_To do:_ Review the material line by line. Identify and copy every line that contains the string "drawn".

──────── Rows

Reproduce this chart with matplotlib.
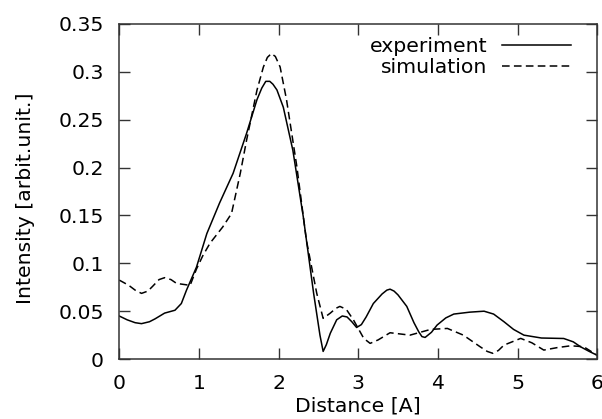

────────────────
──────── Rows

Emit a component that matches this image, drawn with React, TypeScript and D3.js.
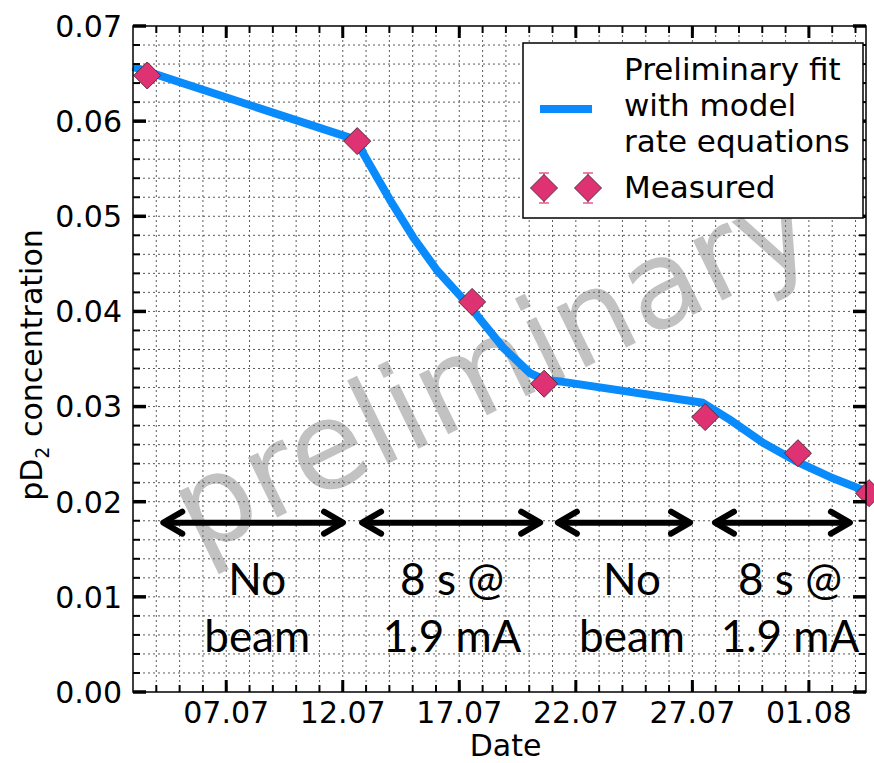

────────────────
──────── Rows

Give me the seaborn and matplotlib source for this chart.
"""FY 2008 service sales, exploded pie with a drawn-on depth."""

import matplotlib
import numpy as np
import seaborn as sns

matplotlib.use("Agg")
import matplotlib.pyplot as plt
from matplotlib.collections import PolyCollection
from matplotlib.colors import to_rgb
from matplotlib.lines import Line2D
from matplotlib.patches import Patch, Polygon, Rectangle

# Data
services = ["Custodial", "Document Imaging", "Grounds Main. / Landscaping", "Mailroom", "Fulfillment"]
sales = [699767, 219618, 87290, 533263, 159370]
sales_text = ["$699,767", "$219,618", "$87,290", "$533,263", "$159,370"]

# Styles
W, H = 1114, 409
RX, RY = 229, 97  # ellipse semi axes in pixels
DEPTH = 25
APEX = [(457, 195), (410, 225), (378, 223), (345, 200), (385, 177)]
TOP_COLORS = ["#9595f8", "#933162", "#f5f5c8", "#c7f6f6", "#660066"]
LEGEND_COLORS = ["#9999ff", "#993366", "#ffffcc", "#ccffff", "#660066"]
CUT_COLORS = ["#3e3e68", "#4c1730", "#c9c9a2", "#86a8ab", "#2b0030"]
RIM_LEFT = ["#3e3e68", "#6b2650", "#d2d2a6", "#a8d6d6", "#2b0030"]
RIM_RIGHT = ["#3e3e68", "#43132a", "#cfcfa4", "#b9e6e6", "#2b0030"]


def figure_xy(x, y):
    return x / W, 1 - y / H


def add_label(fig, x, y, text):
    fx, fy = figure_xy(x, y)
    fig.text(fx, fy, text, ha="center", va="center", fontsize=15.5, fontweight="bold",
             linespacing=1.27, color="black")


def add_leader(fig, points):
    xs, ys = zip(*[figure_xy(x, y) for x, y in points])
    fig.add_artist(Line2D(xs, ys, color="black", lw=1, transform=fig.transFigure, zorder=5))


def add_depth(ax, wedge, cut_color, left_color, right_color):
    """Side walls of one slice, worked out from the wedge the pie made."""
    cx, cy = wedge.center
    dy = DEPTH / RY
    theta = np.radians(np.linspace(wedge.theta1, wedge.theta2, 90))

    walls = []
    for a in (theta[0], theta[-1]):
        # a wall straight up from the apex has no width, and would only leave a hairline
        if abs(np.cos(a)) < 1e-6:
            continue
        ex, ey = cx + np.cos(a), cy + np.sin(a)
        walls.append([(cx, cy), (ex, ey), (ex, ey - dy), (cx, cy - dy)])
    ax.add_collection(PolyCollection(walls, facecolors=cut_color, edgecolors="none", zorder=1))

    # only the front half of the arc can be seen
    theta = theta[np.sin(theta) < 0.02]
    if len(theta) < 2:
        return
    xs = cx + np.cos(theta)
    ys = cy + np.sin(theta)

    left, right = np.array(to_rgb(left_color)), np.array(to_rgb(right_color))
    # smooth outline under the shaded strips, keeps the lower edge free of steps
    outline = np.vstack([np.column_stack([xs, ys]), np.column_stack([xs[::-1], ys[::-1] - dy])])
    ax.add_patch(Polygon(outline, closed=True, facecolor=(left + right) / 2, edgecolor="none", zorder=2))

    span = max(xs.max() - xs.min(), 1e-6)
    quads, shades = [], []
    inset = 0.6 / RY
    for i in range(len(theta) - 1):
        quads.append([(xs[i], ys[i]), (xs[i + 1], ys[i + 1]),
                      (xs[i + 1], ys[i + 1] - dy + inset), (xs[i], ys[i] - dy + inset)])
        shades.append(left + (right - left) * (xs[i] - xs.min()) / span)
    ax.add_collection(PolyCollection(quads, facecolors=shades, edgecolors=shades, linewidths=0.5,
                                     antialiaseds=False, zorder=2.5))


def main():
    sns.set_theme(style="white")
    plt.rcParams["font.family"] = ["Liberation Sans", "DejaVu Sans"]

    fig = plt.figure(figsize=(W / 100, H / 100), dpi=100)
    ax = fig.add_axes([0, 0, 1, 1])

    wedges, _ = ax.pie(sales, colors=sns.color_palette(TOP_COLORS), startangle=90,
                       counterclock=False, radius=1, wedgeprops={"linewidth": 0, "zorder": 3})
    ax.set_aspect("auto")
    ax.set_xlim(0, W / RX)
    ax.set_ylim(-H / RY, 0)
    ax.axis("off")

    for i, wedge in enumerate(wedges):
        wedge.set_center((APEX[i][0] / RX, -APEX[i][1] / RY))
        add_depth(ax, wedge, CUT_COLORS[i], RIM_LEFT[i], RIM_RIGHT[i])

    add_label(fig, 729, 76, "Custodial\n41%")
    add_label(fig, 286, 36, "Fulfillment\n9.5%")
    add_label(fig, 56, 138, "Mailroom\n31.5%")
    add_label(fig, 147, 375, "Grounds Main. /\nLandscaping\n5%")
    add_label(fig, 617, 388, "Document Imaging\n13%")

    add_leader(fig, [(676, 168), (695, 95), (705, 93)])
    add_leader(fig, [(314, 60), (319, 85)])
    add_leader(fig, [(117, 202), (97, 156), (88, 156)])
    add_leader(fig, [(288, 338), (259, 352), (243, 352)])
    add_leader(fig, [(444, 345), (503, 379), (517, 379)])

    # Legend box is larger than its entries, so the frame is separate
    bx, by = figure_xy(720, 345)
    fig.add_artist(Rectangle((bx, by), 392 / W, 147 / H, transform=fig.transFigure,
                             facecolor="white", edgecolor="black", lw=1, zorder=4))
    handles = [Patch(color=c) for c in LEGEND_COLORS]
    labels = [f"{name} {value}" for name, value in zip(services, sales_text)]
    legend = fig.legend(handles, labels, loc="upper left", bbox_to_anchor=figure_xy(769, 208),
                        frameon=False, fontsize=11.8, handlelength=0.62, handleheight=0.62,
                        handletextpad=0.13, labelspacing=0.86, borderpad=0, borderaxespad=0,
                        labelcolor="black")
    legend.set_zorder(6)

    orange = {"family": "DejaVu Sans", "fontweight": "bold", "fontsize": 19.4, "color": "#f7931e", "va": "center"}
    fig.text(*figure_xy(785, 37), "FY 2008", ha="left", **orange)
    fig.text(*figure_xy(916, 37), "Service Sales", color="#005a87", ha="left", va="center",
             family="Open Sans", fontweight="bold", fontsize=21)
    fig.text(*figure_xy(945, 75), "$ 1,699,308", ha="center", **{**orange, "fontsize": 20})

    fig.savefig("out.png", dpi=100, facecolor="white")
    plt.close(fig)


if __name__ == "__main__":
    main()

────────────────

_Answer to this task:_
Emit a component that matches this image, drawn with React, TypeScript and D3.js.
"""FY 2008 service sales, exploded pie with a drawn-on depth."""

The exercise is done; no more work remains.